INSTRUCTION
Starting at the first line of the data, print each line verbatim up to and including the line bearing "1112,1496 1112,1510 981,1510", omitting pictures.
--- SUPPLIED DATA ---
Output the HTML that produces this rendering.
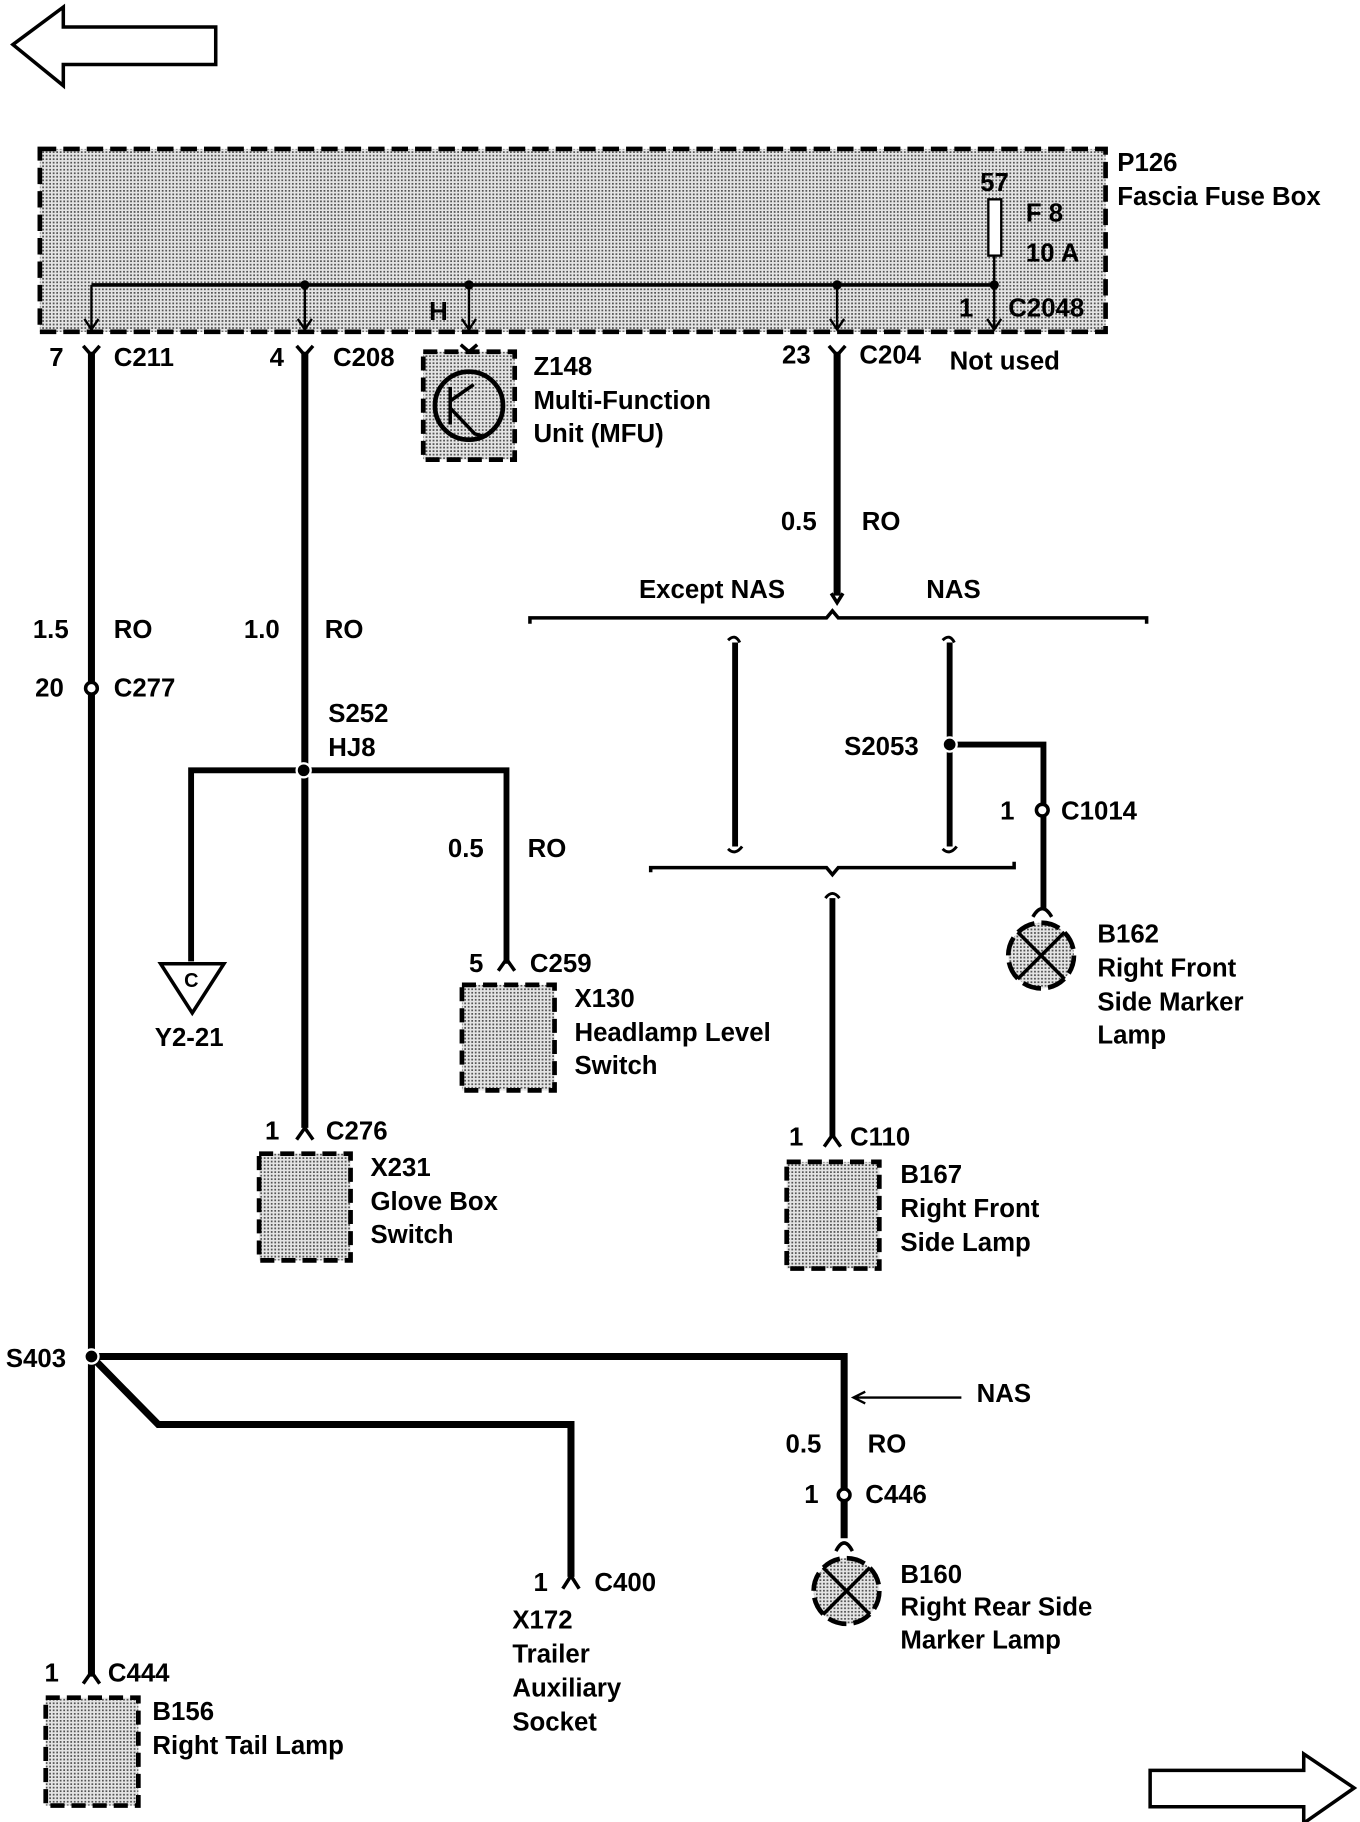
<!DOCTYPE html>
<html><head><meta charset="utf-8"><style>
html,body{margin:0;padding:0;background:#fff;}
svg{display:block;}
text{font-family:"Liberation Sans",sans-serif;font-weight:bold;font-size:22px;fill:#000;}
</style></head><body>
<svg width="1360" height="1822" viewBox="0 0 1160 1554" xmlns="http://www.w3.org/2000/svg">
<defs>
<pattern id="st" width="3" height="3" patternUnits="userSpaceOnUse">
<rect width="3" height="3" fill="#e4e4e4"/><rect width="1.5" height="1.5" fill="#555"/>
</pattern>
</defs>
<!-- arrows -->
<polygon points="11,38 54,6 54,23 184,23 184,55 54,55 54,73" fill="#fff" stroke="#000" stroke-width="3"/>
<polygon points="1155,1525 1112,1496 1112,1510 981,1510 981,1541 1112,1541 1112,1555" fill="#fff" stroke="#000" stroke-width="3"/>

<!-- fuse box -->
<rect x="34" y="127" width="909" height="156" fill="url(#st)" stroke="#000" stroke-width="4" stroke-dasharray="14,6"/>
<text x="953" y="146">P126</text>
<text x="953" y="175">Fascia Fuse Box</text>
<text x="836" y="163">57</text>
<rect x="843" y="170" width="11" height="48" fill="#fff" stroke="#000" stroke-width="2"/>
<text x="875" y="189">F 8</text>
<text x="875" y="223">10 A</text>
<line x1="848" y1="218" x2="848" y2="243" stroke="#000" stroke-width="2"/>
<line x1="78" y1="243" x2="848" y2="243" stroke="#000" stroke-width="3"/>
<g fill="#000"><circle cx="260" cy="243" r="4"/><circle cx="400" cy="243" r="4"/><circle cx="714" cy="243" r="4"/><circle cx="848" cy="243" r="4"/></g>
<g stroke="#000" stroke-width="2" fill="none">
<path d="M78 243V281M72 272L78 281L84 272"/>
<path d="M260 243V281M254 272L260 281L266 272"/>
<path d="M400 243V281M394 272L400 281L406 272"/>
<path d="M714 243V281M708 272L714 281L720 272"/>
<path d="M848 243V281M842 272L848 281L854 272"/>
</g>
<text x="366" y="273">H</text>
<text x="818" y="270">1</text>
<text x="860" y="270">C2048</text>

<!-- connector labels top -->
<text x="42" y="312">7</text><text x="97" y="312">C211</text>
<text x="230" y="312">4</text><text x="284" y="312">C208</text>
<text x="667" y="310">23</text><text x="733" y="310">C204</text>
<text x="810" y="315">Not used</text>
<g stroke="#000" stroke-width="3" fill="none">
<path d="M71 295L78 303L85 295"/><path d="M253 295L260 303L267 295"/><path d="M707 295L714 303L721 295"/>
<path d="M393 294L400 300L407 294"/>
</g>

<!-- main wires -->
<g stroke="#000" stroke-width="6" fill="none">
<line x1="78" y1="300" x2="78" y2="1430"/>
<line x1="260" y1="300" x2="260" y2="962"/>
<line x1="714" y1="300" x2="714" y2="508"/>
</g>

<!-- Z148 -->
<rect x="361" y="300" width="78" height="92" fill="url(#st)" stroke="#000" stroke-width="4" stroke-dasharray="12,6"/>
<circle cx="400" cy="346" r="29" fill="url(#st)" stroke="#000" stroke-width="4"/>
<path d="M384 330V362M384 348L405 370L412 372M384 342L404 328" stroke="#000" stroke-width="3" fill="none"/>
<text x="455" y="320">Z148</text>
<text x="455" y="349">Multi-Function</text>
<text x="455" y="377">Unit (MFU)</text>

<text x="666" y="452">0.5</text><text x="735" y="452">RO</text>
<text x="545" y="510">Except NAS</text><text x="790" y="510">NAS</text>
<path d="M709 506L714 514L719 506" stroke="#000" stroke-width="3" fill="none"/>
<!-- brackets -->
<path d="M452 532V527H705L710 521L715 527H978V532" stroke="#000" stroke-width="3" fill="none"/>
<path d="M555 744V740H705L710 746L715 740H865V735" stroke="#000" stroke-width="3" fill="none"/>
<g stroke="#000" stroke-width="5" fill="none">
<line x1="627" y1="548" x2="627" y2="722"/>
<line x1="810" y1="548" x2="810" y2="722"/>
<line x1="710" y1="766" x2="710" y2="970"/>
<path d="M810 635H890V775"/>
</g>
<g stroke="#000" stroke-width="2.5" fill="none">
<path d="M621 546Q627 540 631 548M621 724Q627 730 633 722"/>
<path d="M804 546Q810 540 814 548M804 724Q810 730 816 722"/>
<path d="M704 766Q710 758 716 766"/>
</g>
<circle cx="810" cy="635" r="6" fill="#000" stroke="#fff" stroke-width="2"/>
<text x="720" y="644">S2053</text>
<circle cx="889" cy="691" r="5" fill="#fff" stroke="#000" stroke-width="3"/>
<text x="853" y="699">1</text><text x="905" y="699">C1014</text>
<path d="M881 782Q889 768 897 782" stroke="#000" stroke-width="3" fill="none"/>
<circle cx="888" cy="815" r="28" fill="url(#st)" stroke="#000" stroke-width="4" stroke-dasharray="16,6"/>
<path d="M868 795L908 835M908 795L868 835" stroke="#000" stroke-width="3"/>
<text x="936" y="804">B162</text><text x="936" y="833">Right Front</text><text x="936" y="862">Side Marker</text><text x="936" y="890">Lamp</text>

<text x="673" y="977">1</text><text x="725" y="977">C110</text>
<path d="M703 978L710 968L717 978" stroke="#000" stroke-width="3" fill="none"/>
<rect x="671" y="991" width="79" height="91" fill="url(#st)" stroke="#000" stroke-width="4" stroke-dasharray="12,6"/>
<text x="768" y="1009">B167</text><text x="768" y="1038">Right Front</text><text x="768" y="1067">Side Lamp</text>

<!-- left labels -->
<text x="28" y="544">1.5</text><text x="97" y="544">RO</text>
<text x="208" y="544">1.0</text><text x="277" y="544">RO</text>
<circle cx="78" cy="587" r="5" fill="#fff" stroke="#000" stroke-width="3"/>
<text x="30" y="594">20</text><text x="97" y="594">C277</text>

<!-- S252 -->
<text x="280" y="616">S252</text><text x="280" y="645">HJ8</text>
<path d="M163 820V657H432V822" stroke="#000" stroke-width="5" fill="none"/>
<circle cx="259" cy="657" r="6" fill="#000" stroke="#fff" stroke-width="2"/>
<polygon points="137,822 191,822 164,864" fill="#fff" stroke="#000" stroke-width="3"/>
<text x="157" y="842" style="font-size:17px">C</text>
<text x="132" y="892">Y2-21</text>
<text x="382" y="731">0.5</text><text x="450" y="731">RO</text>
<text x="400" y="829">5</text><text x="452" y="829">C259</text>
<path d="M425 828L432 818L439 828" stroke="#000" stroke-width="3" fill="none"/>
<rect x="394" y="840" width="79" height="90" fill="url(#st)" stroke="#000" stroke-width="4" stroke-dasharray="12,6"/>
<text x="490" y="859">X130</text><text x="490" y="888">Headlamp Level</text><text x="490" y="916">Switch</text>

<text x="226" y="972">1</text><text x="278" y="972">C276</text>
<path d="M253 972L260 962L267 972" stroke="#000" stroke-width="3" fill="none"/>
<rect x="221" y="984" width="78" height="91" fill="url(#st)" stroke="#000" stroke-width="4" stroke-dasharray="12,6"/>
<text x="316" y="1003">X231</text><text x="316" y="1032">Glove Box</text><text x="316" y="1060">Switch</text>

<!-- S403 -->
<g stroke="#000" stroke-width="6" fill="none">
<path d="M78 1157H720V1312"/>
<path d="M78 1157L135 1215H487V1345"/>
</g>
<circle cx="78" cy="1157" r="6" fill="#000" stroke="#fff" stroke-width="2"/>
<text x="5" y="1166">S403</text>
<path d="M820 1192H730M738 1187L728 1192L738 1197" stroke="#000" stroke-width="2" fill="none"/>
<text x="833" y="1196">NAS</text>
<text x="670" y="1239">0.5</text><text x="740" y="1239">RO</text>
<circle cx="720" cy="1275" r="5" fill="#fff" stroke="#000" stroke-width="3"/>
<text x="686" y="1282">1</text><text x="738" y="1282">C446</text>
<path d="M713 1323Q720 1309 727 1323" stroke="#000" stroke-width="3" fill="none"/>
<circle cx="722" cy="1357" r="28" fill="url(#st)" stroke="#000" stroke-width="4" stroke-dasharray="16,6"/>
<path d="M702 1337L742 1377M742 1337L702 1377" stroke="#000" stroke-width="3"/>
<text x="768" y="1350">B160</text><text x="768" y="1378">Right Rear Side</text><text x="768" y="1406">Marker Lamp</text>

<text x="455" y="1357">1</text><text x="507" y="1357">C400</text>
<path d="M480 1355L487 1344L494 1355" stroke="#000" stroke-width="3" fill="none"/>
<text x="437" y="1389">X172</text><text x="437" y="1418">Trailer</text><text x="437" y="1447">Auxiliary</text><text x="437" y="1476">Socket</text>

<text x="38" y="1434">1</text><text x="92" y="1434">C444</text>
<path d="M71 1436L78 1426L85 1436" stroke="#000" stroke-width="3" fill="none"/>
<rect x="39" y="1448" width="79" height="92" fill="url(#st)" stroke="#000" stroke-width="4" stroke-dasharray="12,6"/>
<text x="130" y="1467">B156</text><text x="130" y="1496">Right Tail Lamp</text>
</svg>
</body></html>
---
RESPONSE TO THE EXERCISE
Output the HTML that produces this rendering.
<!DOCTYPE html>
<html><head><meta charset="utf-8"><style>
html,body{margin:0;padding:0;background:#fff;}
svg{display:block;}
text{font-family:"Liberation Sans",sans-serif;font-weight:bold;font-size:22px;fill:#000;}
</style></head><body>
<svg width="1360" height="1822" viewBox="0 0 1160 1554" xmlns="http://www.w3.org/2000/svg">
<defs>
<pattern id="st" width="3" height="3" patternUnits="userSpaceOnUse">
<rect width="3" height="3" fill="#e4e4e4"/><rect width="1.5" height="1.5" fill="#555"/>
</pattern>
</defs>
<!-- arrows -->
<polygon points="11,38 54,6 54,23 184,23 184,55 54,55 54,73" fill="#fff" stroke="#000" stroke-width="3"/>
<polygon points="1155,1525 1112,1496 1112,1510 981,1510 981,1541 1112,1541 1112,1555" fill="#fff" stroke="#000" stroke-width="3"/>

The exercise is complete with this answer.